◆ EXERCISE PROMPT
Below are records. Copy every line with "standalone" in it.

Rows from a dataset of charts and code
┄┄┄┄┄┄
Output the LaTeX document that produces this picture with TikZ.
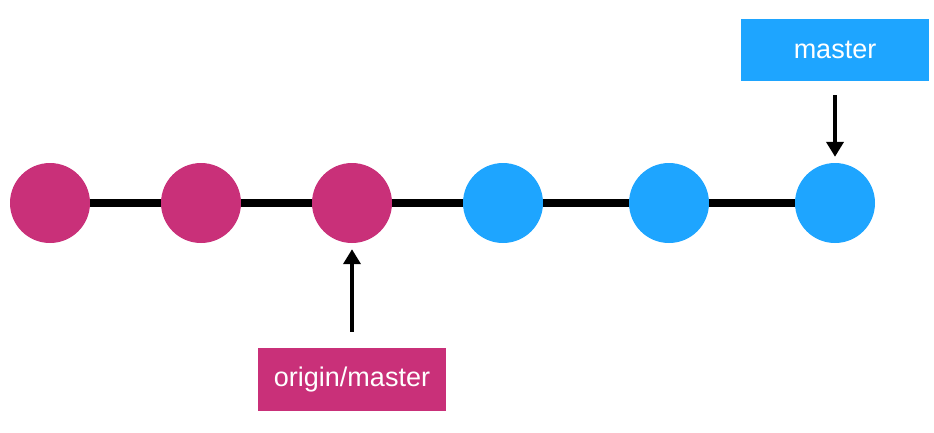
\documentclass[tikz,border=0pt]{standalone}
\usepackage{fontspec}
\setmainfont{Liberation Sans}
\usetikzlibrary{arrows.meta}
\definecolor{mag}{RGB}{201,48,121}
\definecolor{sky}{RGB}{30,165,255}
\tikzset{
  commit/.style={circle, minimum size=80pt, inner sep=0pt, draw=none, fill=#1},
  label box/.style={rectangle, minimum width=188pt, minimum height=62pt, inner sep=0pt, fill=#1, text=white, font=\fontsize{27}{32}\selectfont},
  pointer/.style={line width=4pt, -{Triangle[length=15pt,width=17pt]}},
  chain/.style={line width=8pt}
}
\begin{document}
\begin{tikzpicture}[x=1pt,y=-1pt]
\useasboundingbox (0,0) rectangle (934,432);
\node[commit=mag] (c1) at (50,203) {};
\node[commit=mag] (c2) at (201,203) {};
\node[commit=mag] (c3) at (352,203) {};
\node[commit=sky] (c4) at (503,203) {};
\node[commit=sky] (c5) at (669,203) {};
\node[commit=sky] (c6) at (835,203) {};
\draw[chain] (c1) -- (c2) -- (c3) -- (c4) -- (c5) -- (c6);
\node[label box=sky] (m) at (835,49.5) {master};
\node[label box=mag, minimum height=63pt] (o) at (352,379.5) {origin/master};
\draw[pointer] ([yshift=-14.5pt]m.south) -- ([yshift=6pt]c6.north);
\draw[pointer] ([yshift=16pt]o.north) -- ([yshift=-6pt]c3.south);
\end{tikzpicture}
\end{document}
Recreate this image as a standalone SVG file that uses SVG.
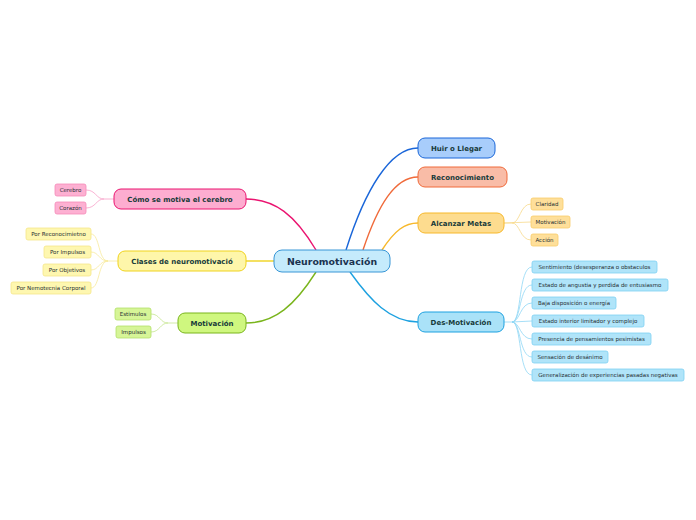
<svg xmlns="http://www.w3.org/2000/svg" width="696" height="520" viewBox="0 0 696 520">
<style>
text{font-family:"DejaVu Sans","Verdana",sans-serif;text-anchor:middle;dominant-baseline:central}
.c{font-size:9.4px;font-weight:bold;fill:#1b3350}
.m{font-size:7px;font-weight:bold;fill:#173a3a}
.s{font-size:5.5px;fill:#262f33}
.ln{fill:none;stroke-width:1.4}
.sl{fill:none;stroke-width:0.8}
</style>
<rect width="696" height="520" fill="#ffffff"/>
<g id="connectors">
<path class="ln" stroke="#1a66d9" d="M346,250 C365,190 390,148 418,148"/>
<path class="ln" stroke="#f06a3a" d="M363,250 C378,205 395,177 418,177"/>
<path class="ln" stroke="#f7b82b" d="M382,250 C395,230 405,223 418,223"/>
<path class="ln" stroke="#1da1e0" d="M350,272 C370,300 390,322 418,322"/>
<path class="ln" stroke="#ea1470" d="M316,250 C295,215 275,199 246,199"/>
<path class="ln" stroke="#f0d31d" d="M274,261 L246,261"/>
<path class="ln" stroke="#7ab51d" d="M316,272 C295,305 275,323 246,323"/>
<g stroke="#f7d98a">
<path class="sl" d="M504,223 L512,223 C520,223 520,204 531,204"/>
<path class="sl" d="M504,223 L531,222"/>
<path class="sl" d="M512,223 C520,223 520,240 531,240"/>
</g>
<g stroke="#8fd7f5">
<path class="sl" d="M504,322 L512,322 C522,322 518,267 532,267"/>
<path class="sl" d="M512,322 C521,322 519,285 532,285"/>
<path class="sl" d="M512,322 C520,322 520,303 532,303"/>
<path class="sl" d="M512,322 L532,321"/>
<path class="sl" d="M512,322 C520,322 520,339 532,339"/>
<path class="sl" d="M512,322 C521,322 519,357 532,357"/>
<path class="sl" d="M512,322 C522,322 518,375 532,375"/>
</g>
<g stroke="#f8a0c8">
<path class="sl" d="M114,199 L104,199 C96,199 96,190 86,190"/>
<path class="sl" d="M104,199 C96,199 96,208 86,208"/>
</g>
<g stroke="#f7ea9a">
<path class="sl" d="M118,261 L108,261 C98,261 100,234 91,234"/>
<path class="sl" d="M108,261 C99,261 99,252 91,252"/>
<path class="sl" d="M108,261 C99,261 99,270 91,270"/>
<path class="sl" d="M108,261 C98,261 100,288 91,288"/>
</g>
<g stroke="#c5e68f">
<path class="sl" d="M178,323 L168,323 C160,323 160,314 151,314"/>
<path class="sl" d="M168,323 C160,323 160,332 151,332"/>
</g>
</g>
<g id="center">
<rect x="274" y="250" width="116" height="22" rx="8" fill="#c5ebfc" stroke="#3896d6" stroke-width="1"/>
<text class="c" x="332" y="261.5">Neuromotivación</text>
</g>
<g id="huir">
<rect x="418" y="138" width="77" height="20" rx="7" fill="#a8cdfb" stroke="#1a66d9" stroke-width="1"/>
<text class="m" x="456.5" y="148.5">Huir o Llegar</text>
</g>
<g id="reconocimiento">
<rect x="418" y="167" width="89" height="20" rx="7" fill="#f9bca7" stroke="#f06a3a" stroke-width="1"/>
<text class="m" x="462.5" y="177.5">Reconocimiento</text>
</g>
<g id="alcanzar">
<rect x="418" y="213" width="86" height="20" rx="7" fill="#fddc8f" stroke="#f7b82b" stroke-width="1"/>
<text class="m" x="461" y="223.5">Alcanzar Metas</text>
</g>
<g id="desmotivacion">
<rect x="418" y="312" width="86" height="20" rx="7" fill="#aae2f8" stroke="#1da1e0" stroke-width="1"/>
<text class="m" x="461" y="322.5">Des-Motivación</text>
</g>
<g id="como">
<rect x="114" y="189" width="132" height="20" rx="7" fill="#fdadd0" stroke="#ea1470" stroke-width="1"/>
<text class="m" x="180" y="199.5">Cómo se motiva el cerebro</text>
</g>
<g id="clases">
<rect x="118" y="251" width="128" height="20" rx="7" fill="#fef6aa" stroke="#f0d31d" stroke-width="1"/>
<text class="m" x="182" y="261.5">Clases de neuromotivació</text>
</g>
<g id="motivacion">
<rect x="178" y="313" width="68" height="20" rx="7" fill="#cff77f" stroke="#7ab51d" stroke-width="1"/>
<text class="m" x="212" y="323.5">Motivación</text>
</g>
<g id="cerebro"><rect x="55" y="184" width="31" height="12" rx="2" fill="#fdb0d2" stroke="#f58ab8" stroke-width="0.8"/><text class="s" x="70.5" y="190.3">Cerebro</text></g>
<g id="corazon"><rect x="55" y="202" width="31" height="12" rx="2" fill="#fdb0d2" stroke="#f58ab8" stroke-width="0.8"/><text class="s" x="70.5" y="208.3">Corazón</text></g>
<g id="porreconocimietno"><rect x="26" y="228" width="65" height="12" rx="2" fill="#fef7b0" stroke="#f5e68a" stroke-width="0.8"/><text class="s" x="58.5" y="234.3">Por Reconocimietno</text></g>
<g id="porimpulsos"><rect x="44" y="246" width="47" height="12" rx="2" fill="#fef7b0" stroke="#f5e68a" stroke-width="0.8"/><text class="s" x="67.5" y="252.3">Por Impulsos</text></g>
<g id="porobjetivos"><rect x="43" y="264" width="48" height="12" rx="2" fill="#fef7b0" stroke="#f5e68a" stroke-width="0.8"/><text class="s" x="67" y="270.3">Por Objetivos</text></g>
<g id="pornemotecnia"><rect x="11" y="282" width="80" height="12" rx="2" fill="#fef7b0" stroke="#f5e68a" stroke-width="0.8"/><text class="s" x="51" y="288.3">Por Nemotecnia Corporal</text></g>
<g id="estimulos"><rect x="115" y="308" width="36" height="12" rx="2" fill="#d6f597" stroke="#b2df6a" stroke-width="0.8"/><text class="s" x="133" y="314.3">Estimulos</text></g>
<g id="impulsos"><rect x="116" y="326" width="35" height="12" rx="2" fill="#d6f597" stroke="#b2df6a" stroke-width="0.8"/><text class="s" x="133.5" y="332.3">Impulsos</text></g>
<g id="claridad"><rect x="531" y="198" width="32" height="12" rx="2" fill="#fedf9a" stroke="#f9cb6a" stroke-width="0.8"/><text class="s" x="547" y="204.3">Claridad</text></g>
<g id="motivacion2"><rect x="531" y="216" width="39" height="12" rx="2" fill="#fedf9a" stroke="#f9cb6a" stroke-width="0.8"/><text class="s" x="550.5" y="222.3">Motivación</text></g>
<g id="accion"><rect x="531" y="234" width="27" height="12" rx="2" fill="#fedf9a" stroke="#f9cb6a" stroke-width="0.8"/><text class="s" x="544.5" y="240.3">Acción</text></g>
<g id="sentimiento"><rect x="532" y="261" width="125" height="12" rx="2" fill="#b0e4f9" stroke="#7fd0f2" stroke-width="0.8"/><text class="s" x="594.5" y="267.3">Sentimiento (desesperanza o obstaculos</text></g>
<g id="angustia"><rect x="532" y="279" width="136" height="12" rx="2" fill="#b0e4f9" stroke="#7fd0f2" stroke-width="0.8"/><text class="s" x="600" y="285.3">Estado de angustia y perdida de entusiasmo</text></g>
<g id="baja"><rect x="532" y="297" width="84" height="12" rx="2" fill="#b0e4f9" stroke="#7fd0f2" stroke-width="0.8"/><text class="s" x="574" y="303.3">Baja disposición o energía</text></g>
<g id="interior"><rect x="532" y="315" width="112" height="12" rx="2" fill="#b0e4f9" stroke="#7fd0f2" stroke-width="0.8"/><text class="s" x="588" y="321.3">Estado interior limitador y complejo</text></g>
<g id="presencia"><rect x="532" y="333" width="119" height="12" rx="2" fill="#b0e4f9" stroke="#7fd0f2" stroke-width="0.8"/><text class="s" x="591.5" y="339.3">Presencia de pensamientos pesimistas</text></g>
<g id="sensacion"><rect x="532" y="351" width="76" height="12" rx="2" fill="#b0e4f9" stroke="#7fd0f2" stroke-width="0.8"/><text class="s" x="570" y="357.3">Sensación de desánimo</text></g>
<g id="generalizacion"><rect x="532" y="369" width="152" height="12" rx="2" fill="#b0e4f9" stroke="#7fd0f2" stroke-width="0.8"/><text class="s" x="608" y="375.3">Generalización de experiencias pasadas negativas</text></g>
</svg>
┄┄┄┄┄┄
◆ ANSWER TO THE PROBLEM
\documentclass[tikz,border=0pt]{standalone}
Recreate this image as a standalone SVG file that uses SVG.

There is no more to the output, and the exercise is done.